Tom Selznick, played by Elijah Wood, is the most talented pianist of his generation and it has been five years since he has performed in front of anybody. This is because of his stage fright which caused him to choke during his last performance. The film begins with Tom on a plane heading to Chicago where his latest performance will be showing. Tom is struggling to keep his cool and the man sitting next to him says that he was once afraid of flying too, but you just got to put your faith in the mechanics. What this man doesn’t know is that Tom is not freaking out due to the plane ride; it’s because of what is waiting for him once he gets off the plane.
At the start of this movie, I noticed that everyone Tom talks to says, “Break a leg.” This is an expression that I hate, mind you. I hate it because it beckons for bad things to come. Why would you tell someone to break a leg? That’s terrible. But it is an expression and will always be there, making me even more nervous to do my public presentation than I was before you told me to “break my leg”. I believe that the constant use of that phrase during the opening of this film calls upon events that will occur later, making you antsy to get on with the show and break the suspense of having to wait for that tragic moment.
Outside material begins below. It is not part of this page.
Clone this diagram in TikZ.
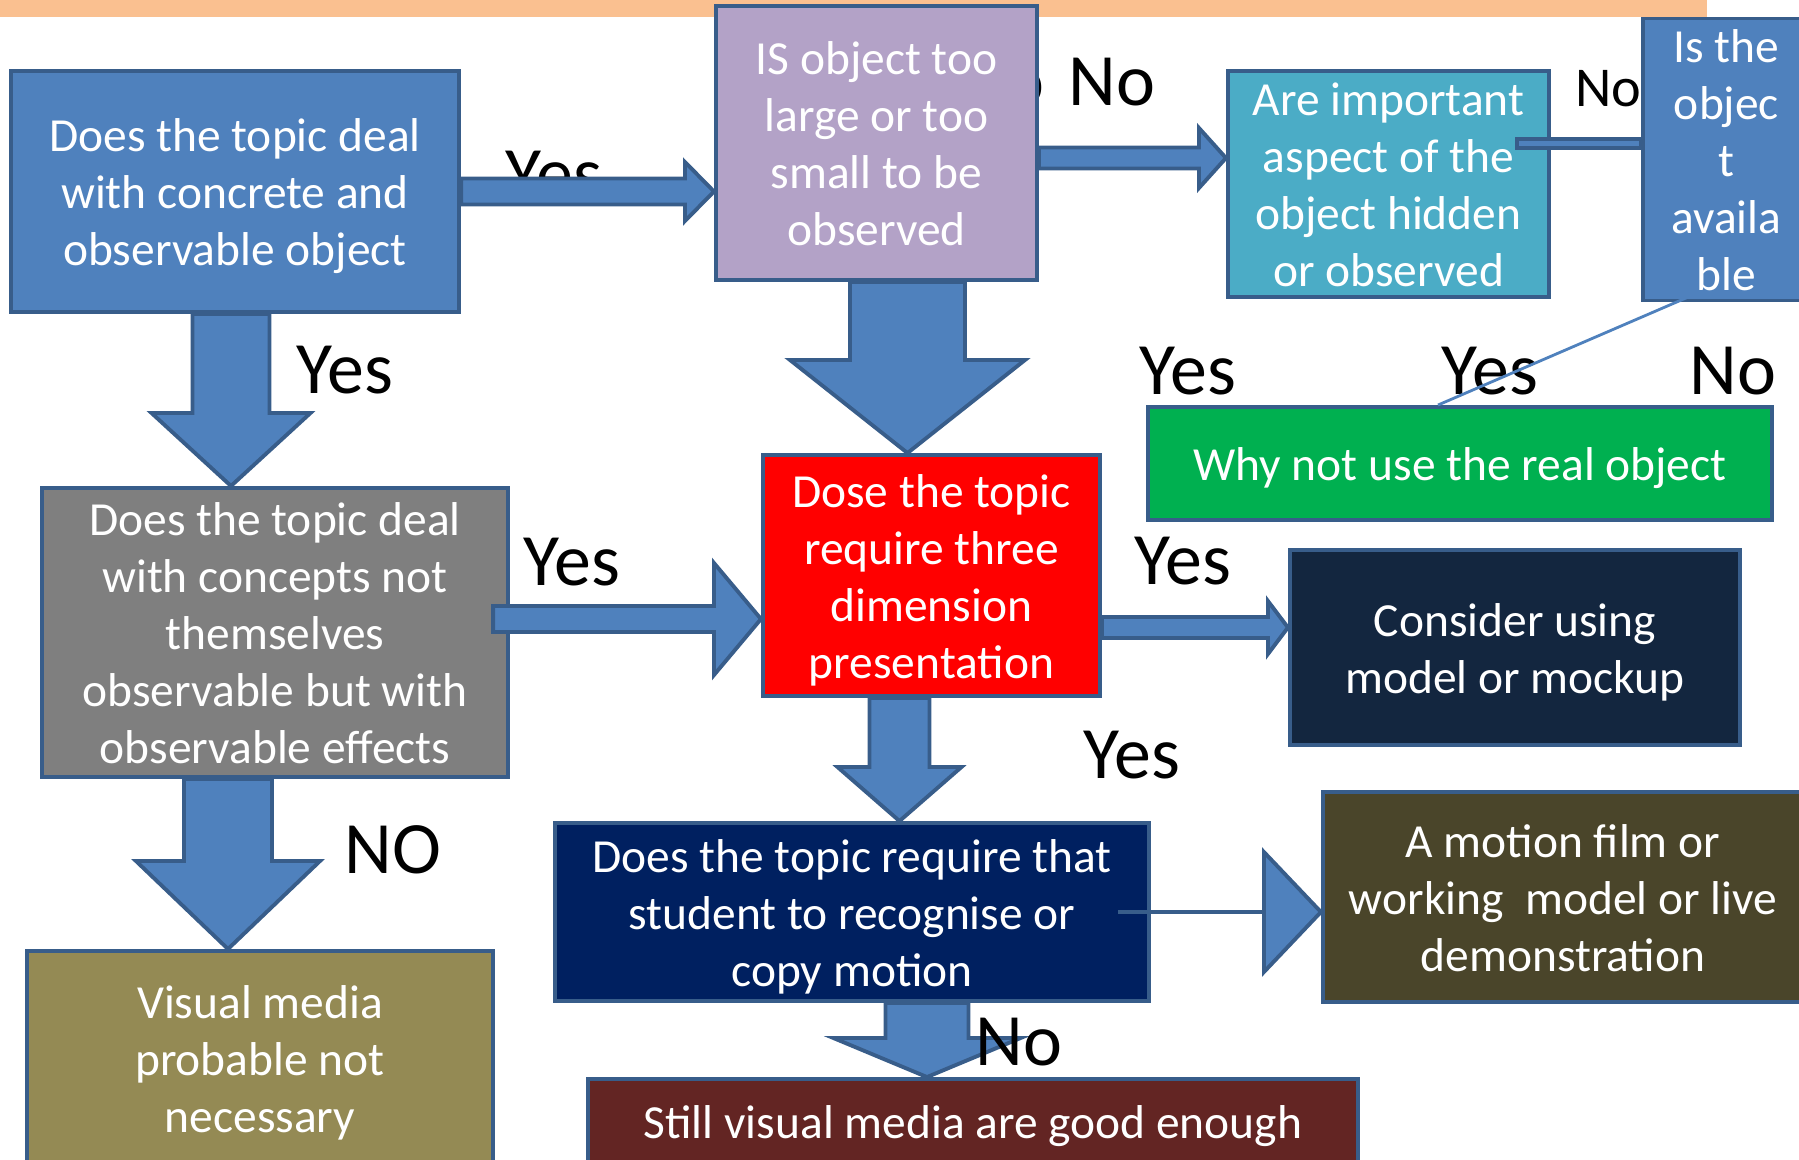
\documentclass[tikz,border=0pt]{standalone}
\usepackage{fontspec}
\setmainfont{Carlito}
\usepackage{tikz}
\usetikzlibrary{calc}

\definecolor{arrowblue}{HTML}{4F81BD}
\definecolor{edgeblue}{HTML}{385D8A}
\definecolor{titlebar}{HTML}{FAC090}
\definecolor{lilac}{HTML}{B3A2C7}
\definecolor{aqua}{HTML}{4BACC6}
\definecolor{grassgreen}{HTML}{00B050}
\definecolor{midgray}{HTML}{7F7F7F}
\definecolor{darknavy}{HTML}{13263F}
\definecolor{deepblue}{HTML}{002060}
\definecolor{darkolive}{HTML}{4A452A}
\definecolor{olive}{HTML}{948A54}
\definecolor{maroon}{HTML}{632523}

% struts for the first and the last line of a box text
\newcommand{\firstln}{\rule{0pt}{12.6pt}}
\newcommand{\lastln}{\rule[-2.8pt]{0pt}{2.8pt}}

% block arrow downwards: from, to, x shift, shaft half width, head half width, head length
\newcommand{\downblock}[6]{%
  \coordinate (bs) at ($(#1)+(#3,0)$);
  \coordinate (bt) at (bs |- #2);
  \draw[blockarrow] ($(bs)+(-#4,0)$) -- ($(bt)+(-#4,-#6)$) -- ($(bt)+(-#5,-#6)$) -- (bt)
    -- ($(bt)+(#5,-#6)$) -- ($(bt)+(#4,-#6)$) -- ($(bs)+(#4,0)$) -- cycle;}

% block arrow to the right: from, to, x shift, y shift, shaft half width, head half width, head length
\newcommand{\rightblock}[7]{%
  \coordinate (bs) at ($(#1)+(#3,#4)$);
  \coordinate (bt) at (bs -| #2);
  \draw[blockarrow] ($(bs)+(0,-#5)$) -- ($(bt)+(-#7,-#5)$) -- ($(bt)+(-#7,-#6)$) -- (bt)
    -- ($(bt)+(-#7,#6)$) -- ($(bt)+(-#7,#5)$) -- ($(bs)+(0,#5)$) -- cycle;}

\begin{document}
\begin{tikzpicture}[x=0.01cm, y=-0.01cm,
    box/.style={draw=edgeblue, line width=1.1pt, text=white, align=center, inner sep=0pt,
      font=\fontsize{13.5}{16.2}\selectfont},
    lbl/.style={inner sep=0pt, font=\fontsize{21}{25}\selectfont},
    blockarrow/.style={fill=arrowblue, draw=edgeblue, line width=1.1pt, line join=miter}]
  \useasboundingbox (0,0) rectangle (1799,1160);
  \clip (0,0) rectangle (1799,1160);

  \fill[titlebar] (0,0) rectangle (1707,17);

  % labels that sit behind other shapes
  \node[lbl] (yesAB) at (554,175) {Yes};
  \node[lbl, anchor=east] (nohid) at (1045,82) {No};

  % question boxes
  \node[box, fill=arrowblue, minimum width=4.48cm, minimum height=2.41cm] (A) at (235,191.5)
    {\firstln Does the topic deal\\with concrete and\\observable object\lastln};
  \node[box, fill=lilac, minimum width=3.21cm, minimum height=2.74cm] (B) at (876.5,143)
    {\firstln IS object too\\large or too\\small to be\\observed\lastln};
  \node[box, fill=aqua, minimum width=3.21cm, minimum height=2.26cm] (C) at (1388.5,184)
    {\firstln Are important\\aspect of the\\object hidden\\or observed\lastln};
  \node[box, fill=arrowblue, minimum width=1.67cm, minimum height=2.75cm] (D) at (1726.5,159.5)
    {\firstln Is the\\objec\\t\\availa\\ble\lastln};
  \node[box, fill=grassgreen, minimum width=6.24cm, minimum height=1.13cm] (E) at (1460,463.5)
    {\firstln Why not use the real object\lastln};
  \node[box, fill=midgray, minimum width=4.66cm, minimum height=2.89cm] (F) at (275,632.5)
    {\firstln Does the topic deal\\with concepts not\\themselves\\observable but with\\observable effects\lastln};
  \node[box, fill=red, minimum width=3.37cm, minimum height=2.41cm] (G) at (931.5,575.5)
    {\firstln Dose the topic\\require three\\dimension\\presentation\lastln};
  \node[box, fill=darknavy, minimum width=4.5cm, minimum height=1.95cm] (H) at (1515,647.5)
    {\firstln Consider using\\model or mockup\lastln};
  \node[box, fill=deepblue, minimum width=5.94cm, minimum height=1.78cm] (I) at (852,912)
    {\firstln Does the topic require that\\student to recognise or\\copy motion\lastln};
  \node[box, fill=darkolive, minimum width=4.8cm, minimum height=2.1cm] (J) at (1563,897)
    {\firstln A motion film or\\working\ \ model or live\\demonstration\lastln};
  \node[box, fill=olive, minimum width=4.66cm, minimum height=2.14cm] (K) at (260,1058)
    {\firstln Visual media\\probable not\\necessary\lastln};
  \node[box, fill=maroon, minimum width=7.7cm, minimum height=0.84cm] (L) at (973,1121)
    {\firstln Still visual media are good enough\lastln};

  % block arrows
  \rightblock{A.east}{B.west}{0}{0}{13}{29.5}{29}
  \rightblock{B.east}{C.west}{0}{15}{10.5}{30}{27}
  \rightblock{F.east}{G.west}{-17}{-13.5}{13}{56}{47}
  \rightblock{G.east}{H.west}{0}{52}{10.5}{26.5}{20}
  \downblock{A.south}{F.north}{-4}{38.5}{79.5}{73}
  \downblock{B.south}{G.north}{31}{57.5}{117.5}{93}
  \downblock{F.south}{K.north}{-47}{44}{92}{88}
  \downblock{G.south}{I.north}{-32}{30}{62}{54}
  \downblock{I.south}{L.north}{75}{41.5}{93.5}{39}

  % thin shaft from C to D
  \coordinate (cs) at ($(C.east)+(-34,-40.5)$);
  \draw[blockarrow] ($(cs)+(0,-4.5)$) rectangle ($(cs -| D.west)+(0,4.5)$);

  % motion arrow from I to J
  \coordinate (ms) at ($(I.east)+(-33,0)$);
  \coordinate (mt) at (ms -| J.west);
  \draw[edgeblue, line width=1.4pt] (ms) -- ($(mt)+(-57,0)$);
  \draw[blockarrow] ($(mt)+(-57,-60)$) -- (mt) -- ($(mt)+(-57,60)$) -- cycle;

  % answer labels
  \node[lbl] (yesAF) at (345,370) {Yes};
  \node[lbl] (yesFG) at (572,562) {Yes};
  \node[lbl] (noFK) at (393,850) {NO};
  \node[lbl] (noBC) at (1112,82) {No};
  \node[lbl, font=\fontsize{16}{19}\selectfont] (noCD) at (1608,89) {No};
  \node[lbl] (yesone) at (1188,371) {Yes};
  \node[lbl] (yestwo) at (1490,371) {Yes};
  \node[lbl] (nothree) at (1733,371) {No};
  \node[lbl] (yesGH) at (1183,561) {Yes};
  \node[lbl] (yesGI) at (1132,755) {Yes};
  \node[lbl] (noIL) at (1019,1042) {No};

  \draw[arrowblue, line width=0.8pt] ([xshift=-0.3cm, yshift=0.09cm]D.south) -- ([xshift=-0.22cm]E.north);
\end{tikzpicture}
\end{document}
The moment I am talking about is when Tom realizes that he is being threatened by a man who wants him to have the most flawless performance of his career or he gets shot between the eyes.
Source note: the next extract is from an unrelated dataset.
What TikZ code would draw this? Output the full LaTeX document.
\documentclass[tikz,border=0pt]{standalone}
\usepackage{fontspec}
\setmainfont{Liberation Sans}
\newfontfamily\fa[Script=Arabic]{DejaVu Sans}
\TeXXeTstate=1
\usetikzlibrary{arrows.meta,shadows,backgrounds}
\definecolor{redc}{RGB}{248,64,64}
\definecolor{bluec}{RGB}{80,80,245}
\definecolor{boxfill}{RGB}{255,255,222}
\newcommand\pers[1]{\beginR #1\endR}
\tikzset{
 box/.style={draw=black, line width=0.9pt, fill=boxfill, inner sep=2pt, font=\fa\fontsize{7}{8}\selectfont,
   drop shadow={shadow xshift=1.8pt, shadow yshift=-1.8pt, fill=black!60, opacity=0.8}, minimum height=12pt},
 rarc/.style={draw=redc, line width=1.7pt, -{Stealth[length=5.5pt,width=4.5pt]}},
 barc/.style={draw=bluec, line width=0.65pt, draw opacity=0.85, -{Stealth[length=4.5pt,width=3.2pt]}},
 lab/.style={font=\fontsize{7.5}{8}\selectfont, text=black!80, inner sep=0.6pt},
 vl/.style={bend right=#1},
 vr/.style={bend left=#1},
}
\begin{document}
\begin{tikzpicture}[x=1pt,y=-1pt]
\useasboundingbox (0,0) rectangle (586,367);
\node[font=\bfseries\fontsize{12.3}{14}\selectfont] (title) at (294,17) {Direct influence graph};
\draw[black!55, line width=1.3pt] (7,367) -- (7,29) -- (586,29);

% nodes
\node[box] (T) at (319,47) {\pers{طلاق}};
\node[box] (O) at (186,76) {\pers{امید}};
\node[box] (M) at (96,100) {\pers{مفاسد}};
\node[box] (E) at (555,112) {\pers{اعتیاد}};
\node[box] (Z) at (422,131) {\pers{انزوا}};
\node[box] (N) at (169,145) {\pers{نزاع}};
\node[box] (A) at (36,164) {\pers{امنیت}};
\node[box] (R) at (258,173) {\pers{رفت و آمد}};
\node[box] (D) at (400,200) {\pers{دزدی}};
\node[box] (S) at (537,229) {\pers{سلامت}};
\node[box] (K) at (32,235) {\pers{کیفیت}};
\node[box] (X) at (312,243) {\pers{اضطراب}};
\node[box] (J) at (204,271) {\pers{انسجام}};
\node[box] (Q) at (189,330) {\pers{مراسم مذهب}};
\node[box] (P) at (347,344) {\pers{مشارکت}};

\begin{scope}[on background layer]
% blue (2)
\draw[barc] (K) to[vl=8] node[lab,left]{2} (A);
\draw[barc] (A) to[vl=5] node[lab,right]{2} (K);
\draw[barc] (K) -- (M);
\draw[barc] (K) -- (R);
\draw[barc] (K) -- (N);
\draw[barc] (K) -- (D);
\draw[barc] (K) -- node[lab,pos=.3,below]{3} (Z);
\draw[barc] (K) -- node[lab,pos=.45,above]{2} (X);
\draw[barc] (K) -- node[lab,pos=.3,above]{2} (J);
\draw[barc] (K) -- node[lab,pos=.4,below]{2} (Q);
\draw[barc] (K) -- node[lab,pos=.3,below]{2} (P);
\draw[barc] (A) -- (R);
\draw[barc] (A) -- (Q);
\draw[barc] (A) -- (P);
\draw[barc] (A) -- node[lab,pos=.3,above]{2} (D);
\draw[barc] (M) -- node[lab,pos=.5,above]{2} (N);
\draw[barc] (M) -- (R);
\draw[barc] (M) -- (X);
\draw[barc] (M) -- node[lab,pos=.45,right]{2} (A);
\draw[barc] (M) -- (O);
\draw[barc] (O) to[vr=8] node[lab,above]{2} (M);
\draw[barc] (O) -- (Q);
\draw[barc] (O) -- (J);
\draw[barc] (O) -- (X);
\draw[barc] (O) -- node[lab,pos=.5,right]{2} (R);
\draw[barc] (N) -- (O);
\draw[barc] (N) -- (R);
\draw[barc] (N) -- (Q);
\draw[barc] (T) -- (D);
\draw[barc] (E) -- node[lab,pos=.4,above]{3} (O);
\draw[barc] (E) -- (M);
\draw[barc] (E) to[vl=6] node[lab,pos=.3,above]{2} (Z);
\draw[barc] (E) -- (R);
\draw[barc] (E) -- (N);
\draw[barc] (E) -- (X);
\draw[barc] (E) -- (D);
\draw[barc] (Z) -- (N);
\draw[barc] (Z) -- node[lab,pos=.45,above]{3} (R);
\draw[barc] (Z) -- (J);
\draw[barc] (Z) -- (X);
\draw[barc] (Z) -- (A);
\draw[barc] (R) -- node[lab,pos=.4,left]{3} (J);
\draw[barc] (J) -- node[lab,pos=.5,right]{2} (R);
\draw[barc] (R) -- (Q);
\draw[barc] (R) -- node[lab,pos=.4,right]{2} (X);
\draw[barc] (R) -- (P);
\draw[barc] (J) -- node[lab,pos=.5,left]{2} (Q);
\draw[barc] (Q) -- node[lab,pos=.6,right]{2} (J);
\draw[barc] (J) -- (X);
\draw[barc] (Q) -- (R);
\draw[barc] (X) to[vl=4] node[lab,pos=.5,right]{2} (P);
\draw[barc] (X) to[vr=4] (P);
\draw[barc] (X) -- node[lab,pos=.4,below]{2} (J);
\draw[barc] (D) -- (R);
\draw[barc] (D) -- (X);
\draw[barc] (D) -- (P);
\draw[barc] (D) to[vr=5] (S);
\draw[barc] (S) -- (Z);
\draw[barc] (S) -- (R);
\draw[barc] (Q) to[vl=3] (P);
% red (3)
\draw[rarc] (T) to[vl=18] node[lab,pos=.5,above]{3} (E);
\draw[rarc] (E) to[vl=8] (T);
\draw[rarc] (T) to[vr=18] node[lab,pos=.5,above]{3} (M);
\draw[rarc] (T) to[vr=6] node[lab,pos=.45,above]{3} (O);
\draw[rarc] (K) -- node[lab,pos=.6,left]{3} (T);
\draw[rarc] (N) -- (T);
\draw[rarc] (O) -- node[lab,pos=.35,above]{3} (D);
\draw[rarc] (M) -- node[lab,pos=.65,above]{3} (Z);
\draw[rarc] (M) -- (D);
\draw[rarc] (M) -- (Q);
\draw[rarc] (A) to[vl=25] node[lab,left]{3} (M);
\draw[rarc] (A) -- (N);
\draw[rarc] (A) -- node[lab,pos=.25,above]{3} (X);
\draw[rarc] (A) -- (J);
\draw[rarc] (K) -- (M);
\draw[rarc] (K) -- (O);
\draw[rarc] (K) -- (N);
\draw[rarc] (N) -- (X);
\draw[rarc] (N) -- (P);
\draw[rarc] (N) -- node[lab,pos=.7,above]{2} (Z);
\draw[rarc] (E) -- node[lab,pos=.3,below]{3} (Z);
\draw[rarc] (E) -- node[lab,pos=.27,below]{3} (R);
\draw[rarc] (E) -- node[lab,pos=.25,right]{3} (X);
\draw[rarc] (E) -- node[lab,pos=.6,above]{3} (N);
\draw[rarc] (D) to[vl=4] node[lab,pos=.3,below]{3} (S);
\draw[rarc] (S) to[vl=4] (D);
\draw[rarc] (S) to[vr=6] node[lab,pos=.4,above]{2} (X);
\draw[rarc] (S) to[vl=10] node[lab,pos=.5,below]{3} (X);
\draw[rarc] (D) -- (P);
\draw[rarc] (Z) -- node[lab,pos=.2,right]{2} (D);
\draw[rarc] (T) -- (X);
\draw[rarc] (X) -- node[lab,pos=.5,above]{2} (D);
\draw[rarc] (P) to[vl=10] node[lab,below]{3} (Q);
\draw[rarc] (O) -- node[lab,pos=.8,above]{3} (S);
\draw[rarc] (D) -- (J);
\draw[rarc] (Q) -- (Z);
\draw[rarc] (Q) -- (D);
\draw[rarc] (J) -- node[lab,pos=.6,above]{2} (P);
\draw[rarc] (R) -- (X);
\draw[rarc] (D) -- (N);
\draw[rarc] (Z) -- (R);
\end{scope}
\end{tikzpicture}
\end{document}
Say what you will about “Grand Piano’s” narrative focus, which is a bit messy, but the film is shot beautifully. First time director Eugenio Mira creates an atmosphere through his unsettling and elaborate images, creating a sense of panic within the viewer. The camera flies from one side of the concert hall to the other, and finds Tom, sliding his fingers down the keys with such majesty. It almost makes you forget that this man is about to be blown to kingdom come.
Now like I said before, the narrative structure of this film is, sadly, not as flawless as the direction. The writing wasn’t always so believable and the focus of the film became a bit muted due to a concept that soon becomes a bit overly complicated. It never loses its sense of suspense, but you may get a bit frustrated due to its vague explanations for some of the plot points that occur. You may find yourself lost; I know I did, for some of it due to the lack of explanation for some of the events. I’m still trying to understand what happened at the end there and why it had any importance to the rest of the story. Maybe it was a depiction of him overcoming his stage fright and finishing, what he actually wanted to be, a flawless concert, but it didn’t leave much of an impact on me, which takes away from the overall experience.
“Grand Piano” is a film that depicts a man who must overcome his greatest fear and it shows the roots of those fears in vivid detail. It’s a fear that many, many of us come upon at least once in our lifetime and, for some of us, never overcome. “Grand Piano” may have struggled with a few narrative flaws, but that was the only thing getting in this way of this suspenseful and fascinating film from hitting the bull’s-eye.